En varios de mis artículos anteriores he afirmado que el tema sobre el hombre es inagotable. Sí, verdaderamente lo es, pero bastante más difícil, por no decir imposible, sería intentar hacerlo en un artículo de prensa habida cuenta de su extensión. En su lugar, y para cubrir ese espacio, tomemos conciencia de que el hombre o, mejor, los seres humanos somos los únicos autores de la cultura, buena parte de ella asentada graciosamente sobre el mejor pedestal, sobre la bella naturaleza, ¡qué satisfacción, qué consuelo!

La afirmación anterior tiene su fundamento, su razón de ser, en algo que no escapa a nuestra vista, el mundo está lleno de cosas: las naturales y las hechas por el hombre, ambas indudablemente de incalculable valor. Sí, dignos lectores, todos lo sabemos, la cultura existe gracias a la sobrevivencia de los seres humanos que se han ocupado y  siguen apegados a ese creador oficio con el propósito de enriquecerla y abrir caminos en su afán de ser útiles a la humanidad.

Entre los tantos inventos del ingenio humano contamos con estas dos bases fundamentales de la cultura: la escritura y la lectura, en ellas fundamentamos la difusión y el engrandecimiento de la cultura.  Con el relevante  invento de la primera el hombre le puso fin a la prehistoria y con ella empezó la cultura no ágrafa. Narra la historia que la escritura apareció, rudimentariamente, en la Mesopotamia allá por el año 3.300 a de C., actividad que se debió a la cultura que poseían los sumerios, a éstos en ese camino le siguieron en tan importante actividad los asirios, los babilonios y, más tarde, los egipcios.

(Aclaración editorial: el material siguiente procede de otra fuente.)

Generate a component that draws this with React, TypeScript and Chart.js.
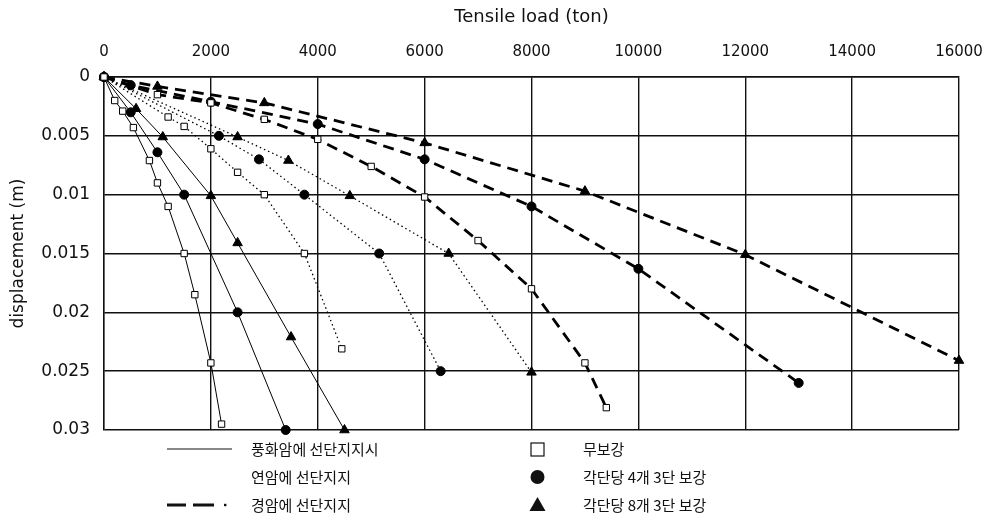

Y fue durante el segundo milenio, antes de la era cristiana, cuando apareció la escritura alfabética, gracias a la invención del alfabeto por los fenicios, lo cual dio origen al nacimiento de los alfabetos modernos.

Bien lo sabemos, escribir es una de las formas de llegar a las demás personas. La escritura es la gran tecnología para la información y la comunicación, y constituye la materia prima,  o mejor, el más rico material para almacenar cultura. Sin ese prodigioso invento no se hubiesen escrito la Biblia, la historia ni la filosofía, como tampoco contaríamos con las grandes obras literarias  ni existirían textos de ciencias.

Escribir, hablar, escuchar y leer son las inteligentes formas de comunicarnos los seres humanos,  son así como las armas de la cultura. Cada país tiene su idioma. Nosotros tenemos el castellano –quien aquí escribe prefiere este vocablo al de español, pues este nos suena más a gentilicio, a nacionalidad–. Nuestro bello castellano posee un ancestro bien lejano. Lo tuvo en Roma cuando, allá por el año 218 a de C., empezó la conquista y la colonización de la península ibérica. Durante el lapso de unos 200 años los romanos fueron desplazando a los iberos, a la vez que imponían su gobierno y trasladaban a la península la rica y variada cultura romana en cuanto a ingeniería, vías de comunicación, acueductos, técnicas agrícolas y todo tipo de construcciones. Al mismo tiempo llevaban a la península la organización civil, política, jurídica y militar del derecho romano. A esa culturización el profesor Oscar Sambrano Urdaneta en su obra Apreciación literaria, la denominó “romanización de la península ibérica”.

Nuestro bello castellano es una  lengua romance, derivado del latín que se oficializó en España luego de su unificación, en el siglo XV, reforzado con la ordenanza dictada por Alfonso X, el Sabio, al establecer la obligación de que en ese idioma, y no en latín se escribieran tanto los datos históricos como   todos los instrumentos públicos.

Se escribe para leer en el presente y también en el futuro, para comunicar, difundir y enseñar. En esa importante actividad pedagógica no solo enseñamos, también aprendemos; pues para escribir necesitamos acudir a buenas fuentes, investigar, documentarnos y leer mucho. En aquel lejano ayer nos enseñaron a leer y a escribir, ahora la tarea es nuestra.